Paul was never short of confessing what a great sinner he is and had been; almost every testimony bears a sinner’s confession. (1Timothy 1:15) The question then is how could he say he stand there and say in the hearing of this body that he had fulfilled his duty to God in all good conscience? He could do so only in and through the grace of our Lord Jesus. And I’ve said this on several occasions during our study of Acts, but we need say it time and again so as to fully understand the gift of God, and to avoid any misunderstandings as well. Our Lord Jesus sacrificed himself on the cross for our sins, thereby shedding his blood to cleanse us from our sins. (Romans 3:25). The word of God says: “How much more, then, will the blood of Christ…. cleanse our consciences from acts that lead to death so that we may serve the living God!” (Hebrews 9:14) Christ’s blood cleanses our sins, but also washes clean our consciences from those sinful acts that would have lead us to our death and condemnation. However, the holy and precious blood of Christ is efficacious when a sinner is bent on putting the past behind rather than bent on continuing to engage in the life of sin. When Christians of the first century tried to take advantage of Christ’s abundant grace in that way, wanting to be cleansed and at the same time wanting to continue committing sin, Paul wrote saying: What shall we say, then? Shall we go on sinning so that grace may increase? By no means! We died to sin; how can we live in it any longer? Or don’t you know that all of us who were baptized into Christ Jesus were baptized into his death? (Romans 6:1) Paul’s conscience was clear because he never took advantage of the Lord’s grace, nor did he take it for granted as so many regretfully end up doing.
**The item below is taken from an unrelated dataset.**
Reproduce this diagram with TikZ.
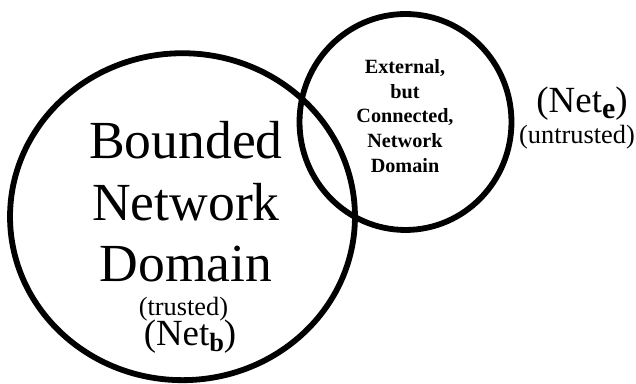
\documentclass[tikz,border=0pt]{standalone}
\usepackage{fontspec}
\setmainfont{Liberation Serif}
\usetikzlibrary{shapes.geometric}
\tikzset{
	netzone/.style={ellipse, draw=black, line width=3.3pt, inner sep=0pt},
	bigtxt/.style={align=center, font=\fontsize{30.5}{35.2}\selectfont, inner sep=0pt},
	smalltxt/.style={align=center, font=\fontsize{11.5}{14}\selectfont\bfseries, inner sep=0pt},
	tag/.style={anchor=base, inner sep=0pt, font=\fontsize{21}{21}\selectfont},
	note/.style={anchor=base, inner sep=0pt, font=\fontsize{15}{15}\selectfont},
}
\newcommand{\netsub}[2]{\raisebox{-0.11cm}{\fontsize{#2}{#2}\selectfont\bfseries #1}}

\begin{document}
\begin{tikzpicture}[x=0.02cm, y=-0.02cm]
	\useasboundingbox (0,0) rectangle (636,384);
	% the two domains
	\node[netzone, minimum width=6.9cm, minimum height=6.54cm] (bnd) at (182.5,216.7) {};
	\node[netzone, minimum width=4.24cm, minimum height=4.32cm] (ext) at (405.5,122) {};
	% texts
	\node[bigtxt] (bndtxt) at (186,201.7) {Bounded\\Network\\Domain};
	\node[smalltxt] (exttxt) at (405,116) {External,\\but\\Connected,\\Network\\Domain};
	\node[note] (trusted) at (183.5,316) {(trusted)};
	\node[tag] (netb) at (190,346) {(Net\netsub{b}{15})};
	\node[tag] (nete) at (582,113) {(Net\netsub{e}{17})};
	\node[note] (untrusted) at (577,144) {(untrusted)};
\end{tikzpicture}
\end{document}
When Paul was accused of legalism, he wrote saying: What then? Shall we sin because we are not under law but under grace? By no means!” He says.Don’t you know that when you offer yourselves to someone to obey him as slaves, you are slaves to the one whom you obeywhether you are slaves to sin, which leads to death, or to obedience, which leads to righteousness? (Romans 6:15-16)  He wasn’t legalistic, but he wasn’t undisciplined either, letting his guard down to the point of slipping into sin when he was weak and unprepared. Paul’s conscience was clear because when he put the life of sin behind, he made provisions to train himself in the life of a different kind of obedience. He became a slave to a different sort of obedience— that is, to obedience to God, rather than the old obedience to sin. And that wasn’t easy to do at all. As Christ had said: “If anyone would come after me, he must deny himself and take up his cross and follow me.” (Mark 8:34) That requires obedience! And this kind of obedience to Christ requires discipline and a disciplined life— the kind of discipline Christians can only fulfill when they surrender to the Lord in willing sincerity of heart— letting go of any and all chains and desires that bind them to the old world they once belonged to. Paul, the transformed man of God could say: “I have fulfilled my duty to God in all good conscience.” with confidence because the blood of Christ had cleansed his conscience of sins that lead to death. Yes, he was a sinner as he always confessed that he was— a sinner who like all of us needed to live in the repentance before God. But this repentant sinner Paul, was also visibly growing in ever-increasing glory and likeness of the Lord Jesus the shepherd. He grew in Jesus’ grace. May we serve the Lord’s will and purpose in our lives and grow in his grace every day becoming more and more Christ like.